Thanksgiving was the one holiday that everyone on both sides of the family was guaranteed to be together. My house would be inundated with the smokey smell of barbecued ribs and with shivering bodies flocking inside to escape the cold. Pans and bowls of gooey macaroni, mashed potatoes, and pasta salad line the counters waiting for the youngest to get the first serve. When we come back to the table with our plates falling apart from the weight of the food we got, I bring up the parties we used to throw

“Ugh, I used to hate those. You always forced us to play with you,” said B. J, the oldest nephew. I elbowed his arm as I smiled. We sat next to each other at all family functions even it meant having to find another table separate from the family.

“Not all the time,” I said, “you guys were into it, too.”

The adults in the family sat in the dining room and their loud, deep laughs and conversations traveled down the hall to our table making it hard for us to hear each other. The Kids’ Table was reserved for me, my nieces, and my nephews. Though my cousin’s two year and newborn got to sit with the adults in the dining room.

B. J turned to the others. “Do you remember when she would start crying when we didn’t want to do whatever it was?”

“And her throwing us out of her room like all the time,” said Neia, the youngest niece.

Tyler laughed, “And her slamming the door, then grandma would start yelling and that would be this whole big thing. Then we would have to sit on the couch in the living room silent and all you would hear is Laurann sniffling in the corner.”

We were older now. I was eighteen and back from college for a week and they were all in high school. We had traded our Nintendos in for iPhones and touch screen laptops. We had moved houses a collective total of 11 times. My room was purple now and mama had given all of my stuffed animals to Goodwill. It had happened without warning. One day I had a green basket packed with stuffed animals and then the next, they weren’t there anymore. I never noticed they were gone until a year later when I was packing for college.

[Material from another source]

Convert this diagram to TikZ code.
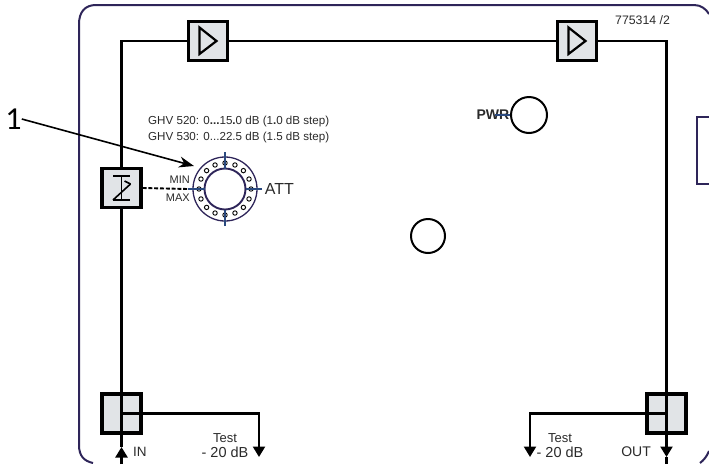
\documentclass[tikz,border=0pt]{standalone}
\usepackage{fontspec}
\setmainfont{Liberation Sans}
\newfontfamily\numfont{Carlito}
\usetikzlibrary{shapes,arrows.meta,positioning,calc}
\definecolor{framecol}{HTML}{2E2559}
\definecolor{boxcol}{HTML}{E1E4E7}
\definecolor{tickcol}{HTML}{2B4A7F}
\definecolor{labelcol}{HTML}{2A2A2A}

\begin{document}
\begin{tikzpicture}[x=1pt,y=-1pt,
    block/.style={draw, line width=3.2pt, fill=boxcol, rectangle, minimum size=39pt, inner sep=0pt},
    wire/.style={line width=2.3pt},
    endarrow/.style={wire, -{Triangle[width=12pt,length=10.5pt]}},
    lbl/.style={inner sep=0pt, text=labelcol, font=\fontsize{11}{13}\selectfont},
    hole/.style={draw, circle, line width=0.9pt, minimum size=4.4pt, inner sep=0pt},
    tick/.style={draw=tickcol, line width=1.5pt}]
    \useasboundingbox (0,0) rectangle (709,464);

    % housing
    \draw [framecol, line width=2pt] (93,463) .. controls (84,461) and (79,456) .. (79,445) -- (79,24)
        .. controls (79,12) and (85,5) .. (96,5) -- (694,5) .. controls (701,5) and (706,9) .. (709,14);
    \draw [framecol, line width=2pt] (709,451) .. controls (707,456) and (704,460) .. (700,463);
    \draw [framecol, line width=1.6pt] (709,117) -- (697,117) -- (697,184) -- (709,184);

    \node (amp1) [block] at (208,41) {};
    \node (amp2) [block] at (577,41) {};
    \node (att) [block] at (121.5,188) {};
    \node (splitL) [block] at (121.5,413.5) {};
    \node (splitR) [block] at (666.5,413.5) {};

    \coordinate (inend) at (121.5,464);
    \coordinate (intip) at (121.5,447);
    \coordinate (outtip) at (666.5,457);
    \coordinate (outend) at (666.5,464);
    \coordinate (testL) at (259,457);
    \coordinate (testR) at (530,457);

    \draw [wire] (att.north) |- (amp1.west);
    \draw [wire] (amp1.east) -- (amp2.west);
    \draw [wire] (amp2.east) -| (splitR.center);
    \draw [wire] (att.south) -- (splitL.center);
    \draw [endarrow] (inend) -- (intip);
    \draw [wire] (intip) -- (splitL.center);
    \draw [endarrow] (splitR.center) -- (outtip);
    \draw [wire] (outtip) -- (outend);
    \draw [endarrow] (splitL.center) -| (testL);
    \draw [endarrow] (splitR.center) -| (testR);

    % block symbols
    \foreach \n in {amp1,amp2} {
        \draw [line width=2.2pt, line join=miter] ($(\n)+(-8.5,-13.5)$) -- ($(\n)+(8.5,0)$) -- ($(\n)+(-8.5,13)$) -- cycle;
    }
    \draw [line width=2.2pt] ($(att)+(-8.5,-12)$) -- ($(att)+(8.5,-12)$);
    \draw [line width=2.2pt] ($(att)+(-8.5,12)$) -- ($(att)+(8.5,12)$);
    \draw [line width=1.8pt] ($(att)+(0,-12)$) -- ($(att)+(0,12)$);
    \draw [line width=1.6pt] ($(att)+(-8.5,12)$) -- ($(att)+(9,-4)$);
    \draw [line width=1.6pt] ($(att)+(3,-7)$) -- ($(att)+(9,-4)$);

    % attenuator knob
    \node (knob) [draw=framecol, circle, line width=1.3pt, minimum size=64pt, inner sep=0pt] at (225,189) {};
    \node (knobin) [draw=framecol, circle, line width=1.9pt, minimum size=41pt, inner sep=0pt] at (knob.center) {};
    \foreach \a in {0,22.5,...,337.5} {
        \node [hole] at ($(knob.center)+(\a:26)$) {};
    }
    \foreach \a in {0,90,180,270} {
        \draw [tick] ($(knob.center)+(\a:37)$) -- ($(knob.center)+(\a:20.5)$);
    }
    \draw [line width=1.9pt, dash pattern=on 4pt off 1.8pt] (att.east) -- ($(knob.center)+(180:37)$);

    \node (att label) [lbl, font=\fontsize{16}{18}\selectfont, right=3pt of knob.east, xshift=4pt] {ATT};
    \node (min label) [lbl, anchor=east] at (190,180) {MIN};
    \node (max label) [lbl, anchor=east] at (190,198) {MAX};
    \node (range1) [lbl, anchor=west, font=\fontsize{11.6}{13}\selectfont] at (148,121) {GHV 520: 0{\bfseries...}15{\bfseries.}0 dB (1{\bfseries.}0 dB step)};
    \node (range2) [lbl, anchor=west, font=\fontsize{11.6}{13}\selectfont] at (148,137) {GHV 530: 0...22.5 dB (1.5 dB step)};

    \node (callout) [inner sep=0pt, font=\numfont\fontsize{32}{34}\selectfont] at (13.5,119) {1};
    \coordinate (callouttip) at (194,166);
    \draw [line width=1.6pt, -{Stealth[width=11pt,length=15pt]}] (callout.east) -- (callouttip);

    % leds
    \node (pwr) [draw, circle, line width=2pt, minimum size=36pt, inner sep=0pt] at (529,115) {};
    \node (pwr label) [lbl, anchor=east, font=\fontsize{14}{16}\bfseries\selectfont] at (509.5,115) {PWR};
    \draw [tick] (pwr.west) -- ++(-15,0);
    \node (led) [draw, circle, line width=2pt, minimum size=34pt, inner sep=0pt] at (428,236) {};

    \node (partno) [lbl, anchor=west, font=\fontsize{12.3}{14}\selectfont] at (615,20) {775314 /2};
    \node (in label) [lbl, anchor=west, font=\fontsize{13.5}{15}\selectfont] at (133,452) {IN};
    \node (out label) [lbl, anchor=east, font=\fontsize{14}{16}\selectfont] at (651,452) {OUT};
    \node (test1) [lbl, font=\fontsize{13}{15}\selectfont] at (225,438) {Test};
    \node (db1) [lbl, font=\fontsize{14.5}{16}\selectfont] at (225,452) {- 20 dB};
    \node (test2) [lbl, font=\fontsize{13}{15}\selectfont] at (560,438) {Test};
    \node (db2) [lbl, font=\fontsize{14.5}{16}\selectfont] at (560,452) {- 20 dB};
\end{tikzpicture}
\end{document}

“Cause she was always getting a beating. Like, what are you in trouble for this time? We couldn’t do nothing at grandma’s house cause Laurann either just got a beating or was finna get one,” said B. J. The rest nodded and murmured in agreement.

Neia nodded, “When she was mad, she wanted everyone else to be miserable too.”

I smiled along with them, but I couldn’t tell if it hurt because what they were saying was the truth or because that was how they remembered me. Regardless, I knew better than to show this. We were never that kind of family. We never did learn how to fill the silence with our own words, our own feelings. We relied on tv shows and songs to fill it for us until there was no space for what we had to say.

“We got to run with it / It will get better.”

Wherever we were, I looked towards Tyler. “Are you sure you don’t remember this song?” I asked once again, stressing every word in the hopes that maybe, just maybe, he’ll remember and we could then talk about all the songs we listened to, all the movies we watched lying on my bedroom floor, and all the late night jokes we shared.

He didn’t bother lifting his head. He had already put his headphones back on and he hadn’t heard me ask. The song petered out with me still listening. “Beating up on yesterday, I was on my rollerblades / Rolling on moving on”

I looked at him, a bit surprised. This was not the same boy who let me dress me up as a famous celebrity. This was not the same boy who had fallen in love with Eliza Doolittle’s Rollerblades. He was someone else entirely and so was I. The boy in front of me had surpassed me in height, had bleached his hair orange, and had a burgeoning beard that he had jutted his chin out for me to see. The two images were impossible to mash together.

It started to make sense why we rarely saw it each other anymore. We no longer had to.